--- Prompt ---
Return the lines below exactly, from the first line to the line that contains "width=\bxw pt, minimum". Leave out pictures.
========
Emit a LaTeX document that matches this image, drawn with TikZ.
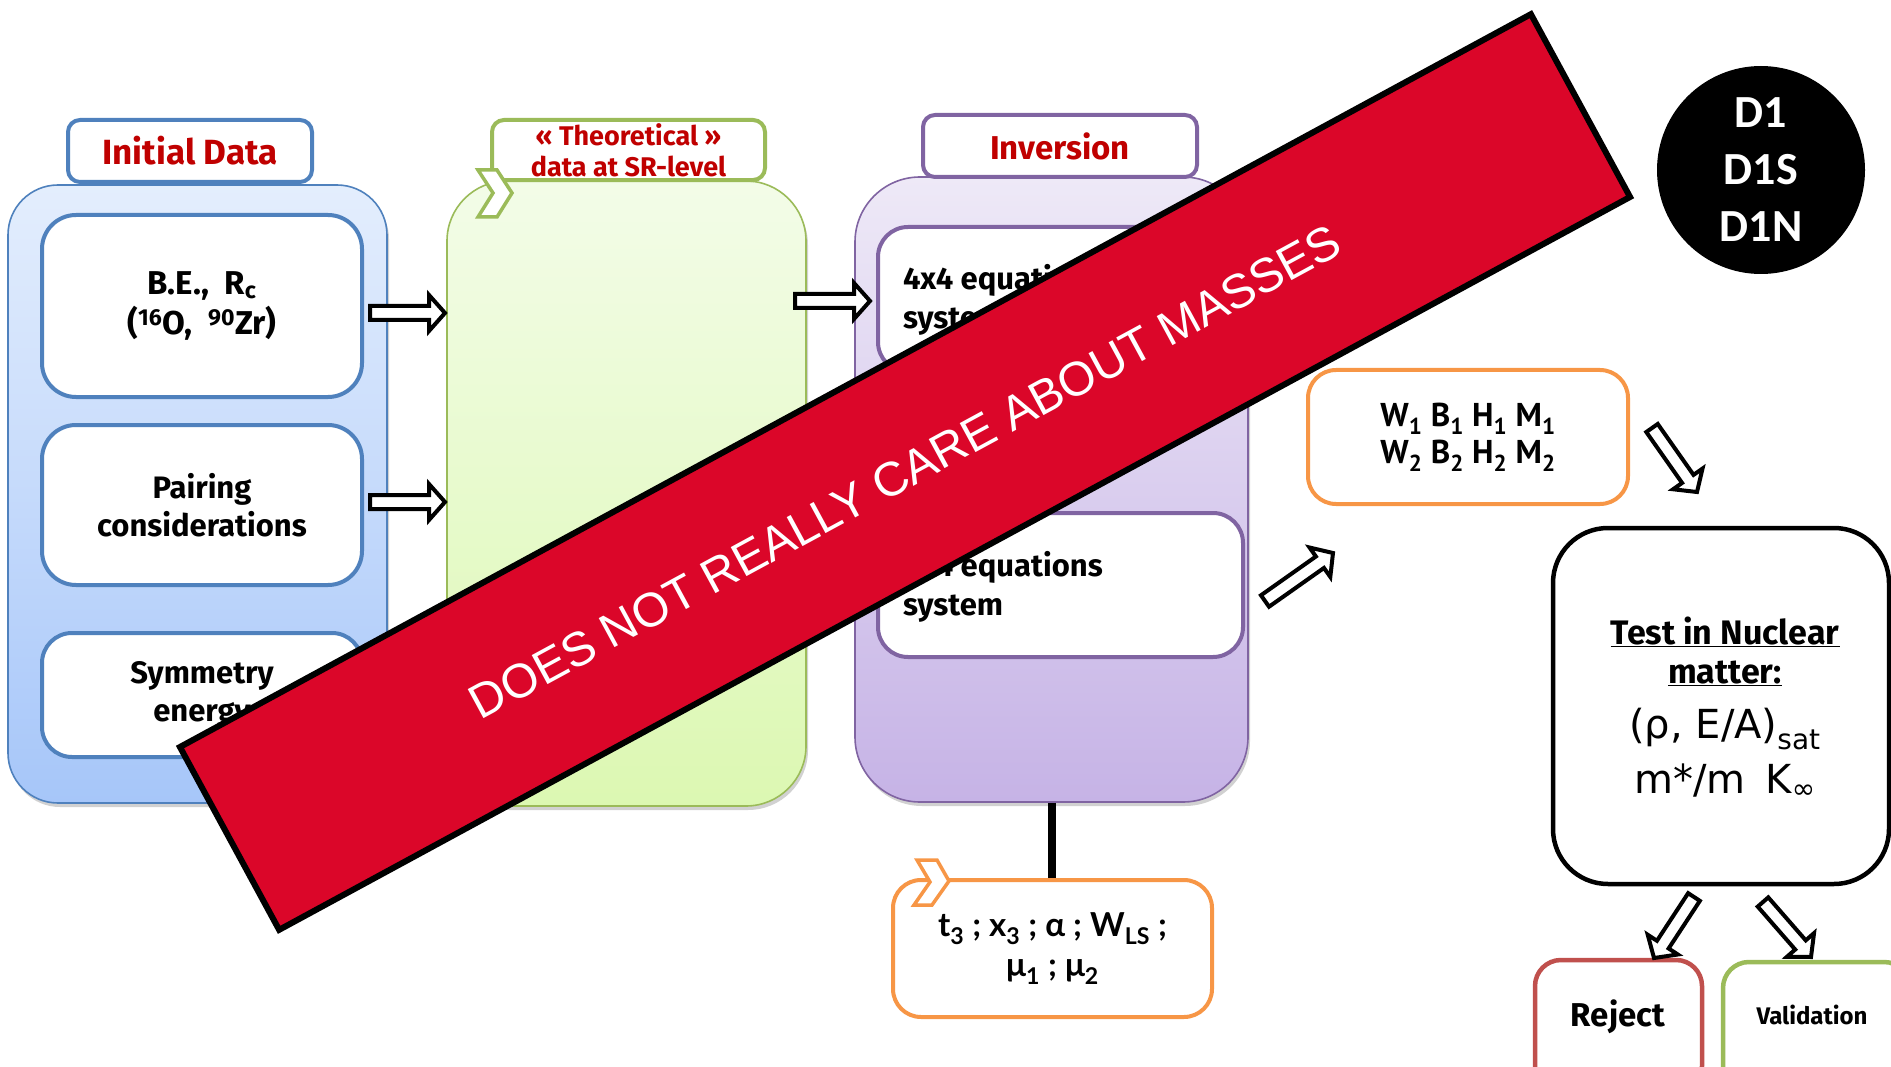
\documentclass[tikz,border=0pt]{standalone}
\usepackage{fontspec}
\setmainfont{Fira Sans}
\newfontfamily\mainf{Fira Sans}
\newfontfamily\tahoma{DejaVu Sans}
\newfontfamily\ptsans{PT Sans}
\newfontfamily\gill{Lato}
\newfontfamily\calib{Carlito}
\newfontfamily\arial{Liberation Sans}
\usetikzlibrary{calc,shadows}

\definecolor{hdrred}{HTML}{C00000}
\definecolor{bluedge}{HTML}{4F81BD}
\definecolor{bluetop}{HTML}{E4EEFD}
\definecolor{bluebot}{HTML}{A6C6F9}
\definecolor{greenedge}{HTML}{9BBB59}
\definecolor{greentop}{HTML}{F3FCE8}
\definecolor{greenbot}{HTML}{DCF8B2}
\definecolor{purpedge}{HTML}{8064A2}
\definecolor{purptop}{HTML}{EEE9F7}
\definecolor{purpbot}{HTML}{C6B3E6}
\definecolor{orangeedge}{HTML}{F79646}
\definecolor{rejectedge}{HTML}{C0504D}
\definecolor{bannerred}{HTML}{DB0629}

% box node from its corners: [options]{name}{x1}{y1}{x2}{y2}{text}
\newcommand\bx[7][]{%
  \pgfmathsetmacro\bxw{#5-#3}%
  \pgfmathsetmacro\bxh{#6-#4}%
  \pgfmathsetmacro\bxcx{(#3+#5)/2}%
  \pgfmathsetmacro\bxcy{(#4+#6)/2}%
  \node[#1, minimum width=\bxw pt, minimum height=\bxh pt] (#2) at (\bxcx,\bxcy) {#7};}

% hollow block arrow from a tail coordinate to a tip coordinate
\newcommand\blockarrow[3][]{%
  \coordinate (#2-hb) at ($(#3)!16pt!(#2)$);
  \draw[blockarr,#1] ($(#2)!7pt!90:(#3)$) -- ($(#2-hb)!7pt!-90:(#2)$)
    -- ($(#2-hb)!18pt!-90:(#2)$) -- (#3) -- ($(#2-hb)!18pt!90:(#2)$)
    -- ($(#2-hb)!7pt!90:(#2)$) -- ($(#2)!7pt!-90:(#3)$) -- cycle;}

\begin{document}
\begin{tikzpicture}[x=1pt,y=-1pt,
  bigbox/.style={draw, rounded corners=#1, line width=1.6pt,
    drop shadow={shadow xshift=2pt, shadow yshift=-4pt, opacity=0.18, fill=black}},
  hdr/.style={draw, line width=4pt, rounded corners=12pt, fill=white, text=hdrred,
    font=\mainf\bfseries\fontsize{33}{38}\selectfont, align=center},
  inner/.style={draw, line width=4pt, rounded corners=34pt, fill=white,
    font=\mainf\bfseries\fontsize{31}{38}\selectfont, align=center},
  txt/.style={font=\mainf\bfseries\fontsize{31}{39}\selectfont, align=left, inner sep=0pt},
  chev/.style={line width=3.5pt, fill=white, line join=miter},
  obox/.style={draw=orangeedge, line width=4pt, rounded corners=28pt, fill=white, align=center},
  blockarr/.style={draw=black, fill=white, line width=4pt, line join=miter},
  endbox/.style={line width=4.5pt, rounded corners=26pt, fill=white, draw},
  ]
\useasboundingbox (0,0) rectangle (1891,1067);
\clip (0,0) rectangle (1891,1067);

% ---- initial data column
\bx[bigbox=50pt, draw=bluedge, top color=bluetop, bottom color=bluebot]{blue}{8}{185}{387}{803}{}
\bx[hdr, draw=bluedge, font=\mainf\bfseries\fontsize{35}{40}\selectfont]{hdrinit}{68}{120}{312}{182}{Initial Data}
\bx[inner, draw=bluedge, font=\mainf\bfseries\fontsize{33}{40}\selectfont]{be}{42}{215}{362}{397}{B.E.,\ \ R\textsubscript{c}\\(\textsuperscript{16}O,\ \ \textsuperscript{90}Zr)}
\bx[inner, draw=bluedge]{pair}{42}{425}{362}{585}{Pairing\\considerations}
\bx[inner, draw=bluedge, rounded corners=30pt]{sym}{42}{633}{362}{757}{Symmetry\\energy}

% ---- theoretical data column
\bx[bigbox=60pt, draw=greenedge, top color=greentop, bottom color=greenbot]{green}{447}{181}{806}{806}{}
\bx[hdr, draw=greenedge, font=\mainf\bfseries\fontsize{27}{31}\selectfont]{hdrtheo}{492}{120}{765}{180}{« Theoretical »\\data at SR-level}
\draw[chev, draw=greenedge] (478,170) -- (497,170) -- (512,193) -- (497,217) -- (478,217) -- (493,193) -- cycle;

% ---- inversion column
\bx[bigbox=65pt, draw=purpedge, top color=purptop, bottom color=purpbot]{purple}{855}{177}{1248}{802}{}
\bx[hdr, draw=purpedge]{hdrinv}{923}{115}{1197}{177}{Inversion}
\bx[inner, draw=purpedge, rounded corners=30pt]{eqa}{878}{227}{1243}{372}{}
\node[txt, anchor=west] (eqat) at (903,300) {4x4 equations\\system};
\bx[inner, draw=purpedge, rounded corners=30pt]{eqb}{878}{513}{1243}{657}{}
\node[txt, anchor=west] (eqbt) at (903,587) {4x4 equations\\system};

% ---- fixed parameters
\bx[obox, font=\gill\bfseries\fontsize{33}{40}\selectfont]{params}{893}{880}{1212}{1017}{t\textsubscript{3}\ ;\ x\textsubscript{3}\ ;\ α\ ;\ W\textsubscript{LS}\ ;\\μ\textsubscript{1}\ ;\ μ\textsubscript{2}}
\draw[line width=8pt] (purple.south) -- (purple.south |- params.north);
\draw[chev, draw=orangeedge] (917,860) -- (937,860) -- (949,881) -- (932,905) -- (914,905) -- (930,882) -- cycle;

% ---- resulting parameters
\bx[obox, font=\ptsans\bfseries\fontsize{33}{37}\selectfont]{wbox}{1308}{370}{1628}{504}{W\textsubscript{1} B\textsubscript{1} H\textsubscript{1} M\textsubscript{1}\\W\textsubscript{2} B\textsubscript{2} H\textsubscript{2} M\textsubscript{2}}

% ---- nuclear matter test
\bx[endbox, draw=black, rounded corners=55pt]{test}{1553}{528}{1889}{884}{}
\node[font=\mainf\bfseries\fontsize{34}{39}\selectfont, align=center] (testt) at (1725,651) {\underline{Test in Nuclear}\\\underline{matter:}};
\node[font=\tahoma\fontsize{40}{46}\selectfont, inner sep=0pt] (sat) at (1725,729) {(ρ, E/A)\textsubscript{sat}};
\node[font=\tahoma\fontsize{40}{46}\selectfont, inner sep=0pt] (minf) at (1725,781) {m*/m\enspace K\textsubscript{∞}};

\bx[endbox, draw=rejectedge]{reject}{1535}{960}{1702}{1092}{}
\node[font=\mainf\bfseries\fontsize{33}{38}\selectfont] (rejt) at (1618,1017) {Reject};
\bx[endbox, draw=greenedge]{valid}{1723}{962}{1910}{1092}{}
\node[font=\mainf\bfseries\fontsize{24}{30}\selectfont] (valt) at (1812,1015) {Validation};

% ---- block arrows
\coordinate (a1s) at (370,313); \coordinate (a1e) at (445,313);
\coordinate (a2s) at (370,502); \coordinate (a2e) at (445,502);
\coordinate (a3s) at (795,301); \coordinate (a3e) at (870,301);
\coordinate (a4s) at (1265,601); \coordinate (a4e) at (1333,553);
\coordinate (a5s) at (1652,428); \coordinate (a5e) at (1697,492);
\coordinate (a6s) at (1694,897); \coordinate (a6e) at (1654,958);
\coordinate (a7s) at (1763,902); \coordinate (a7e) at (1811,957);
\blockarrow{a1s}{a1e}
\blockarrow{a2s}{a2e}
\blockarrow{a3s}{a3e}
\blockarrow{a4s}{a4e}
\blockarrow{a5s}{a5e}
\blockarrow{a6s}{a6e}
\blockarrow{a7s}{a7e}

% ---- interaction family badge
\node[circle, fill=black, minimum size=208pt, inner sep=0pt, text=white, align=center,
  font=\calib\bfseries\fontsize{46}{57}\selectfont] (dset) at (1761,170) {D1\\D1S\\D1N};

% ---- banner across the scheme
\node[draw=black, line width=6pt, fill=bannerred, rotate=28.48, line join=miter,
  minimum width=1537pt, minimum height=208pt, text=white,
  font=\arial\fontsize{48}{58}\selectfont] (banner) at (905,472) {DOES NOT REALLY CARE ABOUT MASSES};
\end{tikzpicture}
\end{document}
========
--- Exercise solution ---
Emit a LaTeX document that matches this image, drawn with TikZ.
\documentclass[tikz,border=0pt]{standalone}
\usepackage{fontspec}
\setmainfont{Fira Sans}
\newfontfamily\mainf{Fira Sans}
\newfontfamily\tahoma{DejaVu Sans}
\newfontfamily\ptsans{PT Sans}
\newfontfamily\gill{Lato}
\newfontfamily\calib{Carlito}
\newfontfamily\arial{Liberation Sans}
\usetikzlibrary{calc,shadows}

\definecolor{hdrred}{HTML}{C00000}
\definecolor{bluedge}{HTML}{4F81BD}
\definecolor{bluetop}{HTML}{E4EEFD}
\definecolor{bluebot}{HTML}{A6C6F9}
\definecolor{greenedge}{HTML}{9BBB59}
\definecolor{greentop}{HTML}{F3FCE8}
\definecolor{greenbot}{HTML}{DCF8B2}
\definecolor{purpedge}{HTML}{8064A2}
\definecolor{purptop}{HTML}{EEE9F7}
\definecolor{purpbot}{HTML}{C6B3E6}
\definecolor{orangeedge}{HTML}{F79646}
\definecolor{rejectedge}{HTML}{C0504D}
\definecolor{bannerred}{HTML}{DB0629}

% box node from its corners: [options]{name}{x1}{y1}{x2}{y2}{text}
\newcommand\bx[7][]{%
  \pgfmathsetmacro\bxw{#5-#3}%
  \pgfmathsetmacro\bxh{#6-#4}%
  \pgfmathsetmacro\bxcx{(#3+#5)/2}%
  \pgfmathsetmacro\bxcy{(#4+#6)/2}%
  \node[#1, minimum width=\bxw pt, minimum height=\bxh pt] (#2) at (\bxcx,\bxcy) {#7};}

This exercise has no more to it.